- [Work to do] Print all of the lines exactly. Any picture among them stays out.

- [Source excerpt]
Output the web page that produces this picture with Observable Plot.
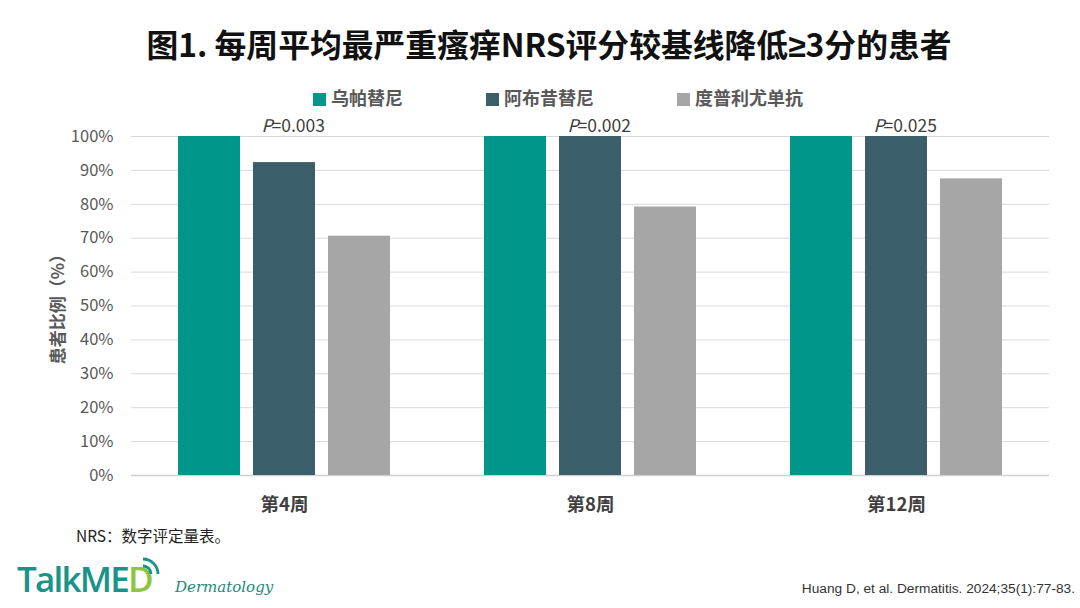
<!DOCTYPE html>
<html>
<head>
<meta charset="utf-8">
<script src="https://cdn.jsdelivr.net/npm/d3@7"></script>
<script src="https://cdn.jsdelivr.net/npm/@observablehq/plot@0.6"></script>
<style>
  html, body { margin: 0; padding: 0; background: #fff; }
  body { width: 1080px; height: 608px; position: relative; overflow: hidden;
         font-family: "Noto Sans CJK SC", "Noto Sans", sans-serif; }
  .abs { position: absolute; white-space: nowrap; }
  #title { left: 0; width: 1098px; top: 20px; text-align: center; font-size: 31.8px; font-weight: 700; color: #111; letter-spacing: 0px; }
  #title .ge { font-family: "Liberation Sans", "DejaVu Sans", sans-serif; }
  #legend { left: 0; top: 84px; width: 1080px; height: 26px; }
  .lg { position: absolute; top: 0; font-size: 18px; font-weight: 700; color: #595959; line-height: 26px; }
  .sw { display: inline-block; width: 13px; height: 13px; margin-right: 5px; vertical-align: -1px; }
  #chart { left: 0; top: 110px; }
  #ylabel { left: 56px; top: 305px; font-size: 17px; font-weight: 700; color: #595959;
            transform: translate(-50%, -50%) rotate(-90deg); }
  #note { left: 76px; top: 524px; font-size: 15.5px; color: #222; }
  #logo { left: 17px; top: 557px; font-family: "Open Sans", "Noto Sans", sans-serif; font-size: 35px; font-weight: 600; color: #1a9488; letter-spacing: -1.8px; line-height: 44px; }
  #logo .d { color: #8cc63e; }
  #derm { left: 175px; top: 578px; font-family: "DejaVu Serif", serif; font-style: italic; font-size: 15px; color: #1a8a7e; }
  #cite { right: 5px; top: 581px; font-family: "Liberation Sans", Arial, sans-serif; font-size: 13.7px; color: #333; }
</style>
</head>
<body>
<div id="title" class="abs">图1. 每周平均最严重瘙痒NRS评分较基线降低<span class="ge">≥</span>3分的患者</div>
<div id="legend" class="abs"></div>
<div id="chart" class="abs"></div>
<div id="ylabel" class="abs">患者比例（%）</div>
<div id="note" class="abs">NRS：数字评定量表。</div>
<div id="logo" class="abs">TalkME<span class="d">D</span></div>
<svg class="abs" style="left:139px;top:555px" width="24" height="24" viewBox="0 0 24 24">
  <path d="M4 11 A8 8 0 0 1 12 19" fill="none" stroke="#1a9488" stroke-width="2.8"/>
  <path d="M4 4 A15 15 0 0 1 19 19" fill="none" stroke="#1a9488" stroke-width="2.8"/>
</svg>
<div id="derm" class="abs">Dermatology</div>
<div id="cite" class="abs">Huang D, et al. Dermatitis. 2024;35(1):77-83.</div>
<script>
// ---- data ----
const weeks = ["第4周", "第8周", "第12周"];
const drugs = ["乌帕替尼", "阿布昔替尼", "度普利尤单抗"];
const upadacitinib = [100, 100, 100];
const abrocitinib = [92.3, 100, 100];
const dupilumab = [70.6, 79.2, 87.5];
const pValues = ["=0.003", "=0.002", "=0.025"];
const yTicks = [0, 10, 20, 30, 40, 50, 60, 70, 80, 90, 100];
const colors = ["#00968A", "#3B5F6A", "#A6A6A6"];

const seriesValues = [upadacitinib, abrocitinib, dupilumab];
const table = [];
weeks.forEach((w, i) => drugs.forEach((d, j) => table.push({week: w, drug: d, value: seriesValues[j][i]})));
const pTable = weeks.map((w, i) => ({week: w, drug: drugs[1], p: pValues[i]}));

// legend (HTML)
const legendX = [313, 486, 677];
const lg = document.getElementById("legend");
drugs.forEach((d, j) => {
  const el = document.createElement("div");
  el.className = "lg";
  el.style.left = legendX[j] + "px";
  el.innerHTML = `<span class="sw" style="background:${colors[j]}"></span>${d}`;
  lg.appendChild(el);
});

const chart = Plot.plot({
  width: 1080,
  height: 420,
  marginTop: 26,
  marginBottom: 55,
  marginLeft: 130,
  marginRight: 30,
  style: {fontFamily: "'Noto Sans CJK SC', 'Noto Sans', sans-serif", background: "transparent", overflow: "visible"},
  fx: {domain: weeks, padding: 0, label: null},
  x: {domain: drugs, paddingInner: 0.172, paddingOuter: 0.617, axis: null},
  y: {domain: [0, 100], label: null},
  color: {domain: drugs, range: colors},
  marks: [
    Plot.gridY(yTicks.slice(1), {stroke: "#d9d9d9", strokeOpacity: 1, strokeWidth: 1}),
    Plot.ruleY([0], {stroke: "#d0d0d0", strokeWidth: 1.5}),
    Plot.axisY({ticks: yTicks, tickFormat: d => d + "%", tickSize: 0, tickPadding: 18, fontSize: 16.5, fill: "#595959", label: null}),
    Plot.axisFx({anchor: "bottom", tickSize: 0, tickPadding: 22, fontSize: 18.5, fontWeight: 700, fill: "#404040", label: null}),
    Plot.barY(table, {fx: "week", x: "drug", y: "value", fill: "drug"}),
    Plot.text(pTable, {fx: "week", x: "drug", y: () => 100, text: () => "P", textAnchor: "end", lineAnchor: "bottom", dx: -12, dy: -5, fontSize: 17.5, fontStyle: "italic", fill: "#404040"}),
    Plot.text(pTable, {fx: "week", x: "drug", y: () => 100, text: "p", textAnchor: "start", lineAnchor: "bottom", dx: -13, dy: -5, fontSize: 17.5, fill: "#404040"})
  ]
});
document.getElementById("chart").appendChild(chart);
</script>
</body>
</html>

- [Answer to the exercise]
Output the web page that produces this picture with Observable Plot.
<!DOCTYPE html>
<html>
<head>
<meta charset="utf-8">
<script src="https://cdn.jsdelivr.net/npm/d3@7"></script>
<script src="https://cdn.jsdelivr.net/npm/@observablehq/plot@0.6"></script>
<style>
  html, body { margin: 0; padding: 0; background: #fff; }
  body { width: 1080px; height: 608px; position: relative; overflow: hidden;
         font-family: "Noto Sans CJK SC", "Noto Sans", sans-serif; }
  .abs { position: absolute; white-space: nowrap; }
  #title { left: 0; width: 1098px; top: 20px; text-align: center; font-size: 31.8px; font-weight: 700; color: #111; letter-spacing: 0px; }
  #title .ge { font-family: "Liberation Sans", "DejaVu Sans", sans-serif; }
  #legend { left: 0; top: 84px; width: 1080px; height: 26px; }
  .lg { position: absolute; top: 0; font-size: 18px; font-weight: 700; color: #595959; line-height: 26px; }
  .sw { display: inline-block; width: 13px; height: 13px; margin-right: 5px; vertical-align: -1px; }
  #chart { left: 0; top: 110px; }
  #ylabel { left: 56px; top: 305px; font-size: 17px; font-weight: 700; color: #595959;
            transform: translate(-50%, -50%) rotate(-90deg); }
  #note { left: 76px; top: 524px; font-size: 15.5px; color: #222; }
  #logo { left: 17px; top: 557px; font-family: "Open Sans", "Noto Sans", sans-serif; font-size: 35px; font-weight: 600; color: #1a9488; letter-spacing: -1.8px; line-height: 44px; }
  #logo .d { color: #8cc63e; }
  #derm { left: 175px; top: 578px; font-family: "DejaVu Serif", serif; font-style: italic; font-size: 15px; color: #1a8a7e; }
  #cite { right: 5px; top: 581px; font-family: "Liberation Sans", Arial, sans-serif; font-size: 13.7px; color: #333; }
</style>
</head>
<body>
<div id="title" class="abs">图1. 每周平均最严重瘙痒NRS评分较基线降低<span class="ge">≥</span>3分的患者</div>
<div id="legend" class="abs"></div>
<div id="chart" class="abs"></div>
<div id="ylabel" class="abs">患者比例（%）</div>
<div id="note" class="abs">NRS：数字评定量表。</div>
<div id="logo" class="abs">TalkME<span class="d">D</span></div>
<svg class="abs" style="left:139px;top:555px" width="24" height="24" viewBox="0 0 24 24">
  <path d="M4 11 A8 8 0 0 1 12 19" fill="none" stroke="#1a9488" stroke-width="2.8"/>
  <path d="M4 4 A15 15 0 0 1 19 19" fill="none" stroke="#1a9488" stroke-width="2.8"/>
</svg>
<div id="derm" class="abs">Dermatology</div>
<div id="cite" class="abs">Huang D, et al. Dermatitis. 2024;35(1):77-83.</div>
<script>
// ---- data ----
const weeks = ["第4周", "第8周", "第12周"];
const drugs = ["乌帕替尼", "阿布昔替尼", "度普利尤单抗"];
const upadacitinib = [100, 100, 100];
const abrocitinib = [92.3, 100, 100];
const dupilumab = [70.6, 79.2, 87.5];
const pValues = ["=0.003", "=0.002", "=0.025"];
const yTicks = [0, 10, 20, 30, 40, 50, 60, 70, 80, 90, 100];
const colors = ["#00968A", "#3B5F6A", "#A6A6A6"];

const seriesValues = [upadacitinib, abrocitinib, dupilumab];
const table = [];
weeks.forEach((w, i) => drugs.forEach((d, j) => table.push({week: w, drug: d, value: seriesValues[j][i]})));
const pTable = weeks.map((w, i) => ({week: w, drug: drugs[1], p: pValues[i]}));

// legend (HTML)
const legendX = [313, 486, 677];
const lg = document.getElementById("legend");
drugs.forEach((d, j) => {
  const el = document.createElement("div");
  el.className = "lg";
  el.style.left = legendX[j] + "px";
  el.innerHTML = `<span class="sw" style="background:${colors[j]}"></span>${d}`;
  lg.appendChild(el);
});

const chart = Plot.plot({
  width: 1080,
  height: 420,
  marginTop: 26,
  marginBottom: 55,
  marginLeft: 130,
  marginRight: 30,
  style: {fontFamily: "'Noto Sans CJK SC', 'Noto Sans', sans-serif", background: "transparent", overflow: "visible"},
  fx: {domain: weeks, padding: 0, label: null},
  x: {domain: drugs, paddingInner: 0.172, paddingOuter: 0.617, axis: null},
  y: {domain: [0, 100], label: null},
  color: {domain: drugs, range: colors},
  marks: [
    Plot.gridY(yTicks.slice(1), {stroke: "#d9d9d9", strokeOpacity: 1, strokeWidth: 1}),
    Plot.ruleY([0], {stroke: "#d0d0d0", strokeWidth: 1.5}),
    Plot.axisY({ticks: yTicks, tickFormat: d => d + "%", tickSize: 0, tickPadding: 18, fontSize: 16.5, fill: "#595959", label: null}),
    Plot.axisFx({anchor: "bottom", tickSize: 0, tickPadding: 22, fontSize: 18.5, fontWeight: 700, fill: "#404040", label: null}),
    Plot.barY(table, {fx: "week", x: "drug", y: "value", fill: "drug"}),
    Plot.text(pTable, {fx: "week", x: "drug", y: () => 100, text: () => "P", textAnchor: "end", lineAnchor: "bottom", dx: -12, dy: -5, fontSize: 17.5, fontStyle: "italic", fill: "#404040"}),
    Plot.text(pTable, {fx: "week", x: "drug", y: () => 100, text: "p", textAnchor: "start", lineAnchor: "bottom", dx: -13, dy: -5, fontSize: 17.5, fill: "#404040"})
  ]
});
document.getElementById("chart").appendChild(chart);
</script>
</body>
</html>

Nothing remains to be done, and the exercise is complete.